Locked out due to "wrong password" after a period of time

Hello,

We have our Jetson AGX Xavier running Jetpack 4.4.1, and we connect to it using SSH over a public network. Locally there are stored IP addresses which exclusively have SSH access to the computer so no one else can connect to it than my team. The computer is usually turned on for long periods of time.

This setup has been well until it suddenly throws “wrong password” when we try to log into it. This goes for both the SSH connection and when we try to connect to it locally effectively locking us out of it. To resolve this we simply re-flashed it and reinstalled everything. But up until now this has happened an additional two times, and re-flashing each time is quite time consuming.

Has anybody else ran into the same issue, or know what the problem might be? Thanks in advance!
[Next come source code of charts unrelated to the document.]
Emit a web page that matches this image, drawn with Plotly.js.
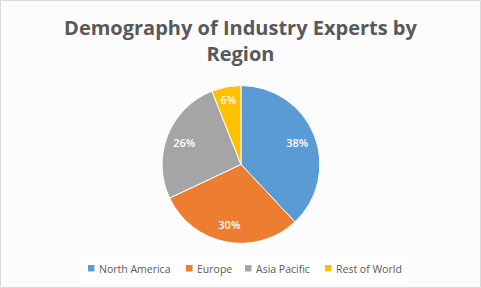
<!DOCTYPE html>
<html>
<head>
<meta charset="utf-8">
<script src="https://cdn.plot.ly/plotly-3.0.1.min.js"></script>
<style>
html,body{margin:0;padding:0;background:#fff;}
#chart{width:481px;height:288px;}
</style>
</head>
<body>
<div id="chart"></div>
<script>
const regions = ["North America", "Europe", "Asia Pacific", "Rest of World"];
const shares = [38, 30, 26, 6];
const colors = ["#5B9BD5", "#ED7D31", "#A5A5A5", "#FFC000"];
const titleText = "Demography of Industry Experts by<br>Region";
// legend entry left edges (px) for the custom legend row
const legendX = [88, 186, 245, 325];

const W = 481, H = 288;
const pieDomain = {x: [0.336, 0.666], y: [0.155, 0.703]};

const pieTrace = {
  type: "pie",
  labels: regions,
  values: shares,
  sort: false,
  direction: "clockwise",
  rotation: 0,
  marker: {colors: colors, line: {color: "#ffffff", width: 1}},
  textinfo: "none",
  domain: pieDomain,
  showlegend: false,
  hoverinfo: "none"
};

// same slices as a ring of transparent wedges, used only to place the labels further out
const labelTrace = {
  type: "pie",
  labels: regions,
  values: shares,
  sort: false,
  direction: "clockwise",
  rotation: 0,
  hole: 0.54,
  marker: {colors: colors.map(() => "rgba(0,0,0,0)"), line: {width: 0}},
  texttemplate: "%{value}%",
  textposition: "inside",
  insidetextorientation: "horizontal",
  textfont: {family: "Open Sans, sans-serif", size: 11, color: "#ffffff", weight: 600},
  domain: pieDomain,
  showlegend: false,
  hoverinfo: "none"
};

const shapes = [
  {type: "rect", xref: "paper", yref: "paper",
   x0: 0.001, x1: 0.999, y0: 0.002, y1: 0.998,
   line: {color: "#D9D9D9", width: 1}},
  {type: "rect", xref: "paper", yref: "paper",
   x0: 80 / W, x1: 408 / W, y0: 1 - 282 / H, y1: 1 - 257 / H,
   fillcolor: "#ffffff", line: {width: 0}, layer: "below"}
];
const annotations = [];
regions.forEach((name, i) => {
  const px = legendX[i];
  shapes.push({type: "rect", xref: "paper", yref: "paper",
    x0: px / W, x1: (px + 6.5) / W, y0: 1 - 271.5 / H, y1: 1 - 265 / H,
    fillcolor: colors[i], line: {width: 0}});
  annotations.push({xref: "paper", yref: "paper", x: (px + 8.5) / W, y: 1 - 268.5 / H,
    xanchor: "left", yanchor: "middle", showarrow: false, text: name,
    font: {family: "Open Sans, sans-serif", size: 10.5, color: "#595959"}});
});

const layout = {
  width: W,
  height: H,
  margin: {l: 0, r: 0, t: 0, b: 0},
  paper_bgcolor: "#fcfcfc",
  plot_bgcolor: "#fcfcfc",
  title: {
    text: "<b>" + titleText + "</b>",
    font: {family: "Open Sans, sans-serif", size: 20, color: "#595959", lineposition: "none"},
    x: 0.5, xanchor: "center",
    y: 1 - 35 / H, yanchor: "middle"
  },
  showlegend: false,
  shapes: shapes,
  annotations: annotations
};

Plotly.newPlot("chart", [pieTrace, labelTrace], layout, {displayModeBar: false, staticPlot: true});
</script>
</body>
</html>
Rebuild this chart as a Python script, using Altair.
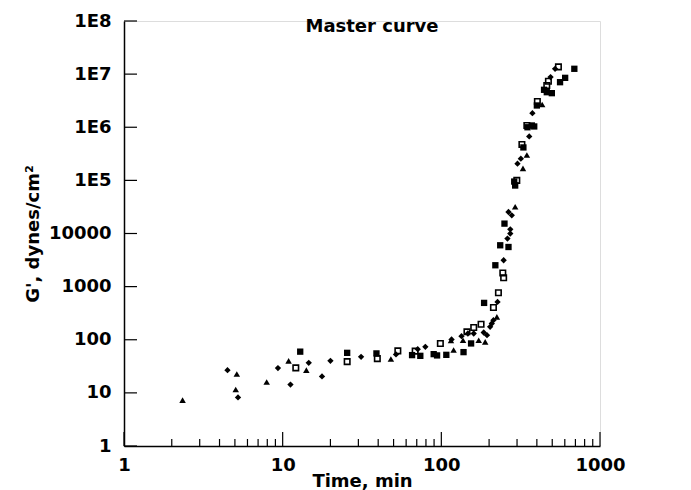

It sounds like someone got in and actually changed the password. I know you said you limited it by IP address, but other than that, is this protected by being behind a router, or is it using a publicly facing IP address?

By far the best method of providing access is via ssh key, and disabling password access. There are variations on this, but let’s say you are a regular user, and your login name is “ubuntu”. If you have a key already, then all you have to do to set up the Jetson for access from a PC is this (I’m pretending “jetson” is an IP address, and this is run from a user on a PC):
ssh-copy-id ubuntu@jetson
(then follow the prompting)

For generating keys I prefer RSA 2048-bit or more (4096 is best, I would only use 2048-bit with something underpowered and very slow). If you examine your user’s “~/.ssh/” there would be something similar to (assuming RSA):

# This is what the local machine accepts as that user, not relevant on the PC:
authorized_keys
# This is a private key to never be shared and to never be readable by anyone but this user:
id_rsa
# This is a public key and is shared freely. If you've shared this to the Jetson, then this is
# what the Jetson's ~/.ssh/authorized_keys will have in it (and anyone can read it):
id_rsa.pub
# This is just an address-to-account list of what you've said "yes, it is ok to use this" to:
known_hosts

To generate a 4096-bit RSA key, along with a note (you can customize the note):

ssh-keygen -t rsa -b 4096 -C "myname@this_pc_identifier"

This is far far more convenient for developing as well. You could in fact completely disable password-based ssh login via the “/etc/ssh/sshd_config” file. Root has a custom identifier for this specific purpose, and it can choose among “no root ssh login”, “root ssh login only by key”, or “root ssh login including key or password”. The identifier in the file for this has comments with it, and is “PermitRootLogin” (commenting this out effectively denies root, but you can enable root to some particular degree, e.g., setting it to “without-password” means key login, but not password login). You would need to do some reading on sshd_config to see all that it can do. An example would be to temporarily unlock root login locally, set a password, enable root login, have a user ssh to root@that_address, then disable both root password and root password over ssh (this would mean someone with that key could login to root without password, but no password would be accepted either locally or over ssh).

One obscure problem which can show up, but wouldn’t just change (this would always be a problem, or never be a problem, and would not randomly show up) is if the character encoding changes. For example, if the Jetson is looking at passwords as UTF-8, but you are using ssh from a host that uses UTF-16, then probably the password would fail (at least for some characters). You could examine that user’s character set at both ends via “echo $LANG”, but of course you’d need to log in.

For forensics you could clone the rootfs/APP partition and examine the password file. For this to help though you’d have had to have made a clone backup before it changed, otherwise you don’t know what the hashed passwords are. You could repair by putting the clone and a known good set of password files (including group and shadow) back onto the clone, and then flashing with the repaired clone.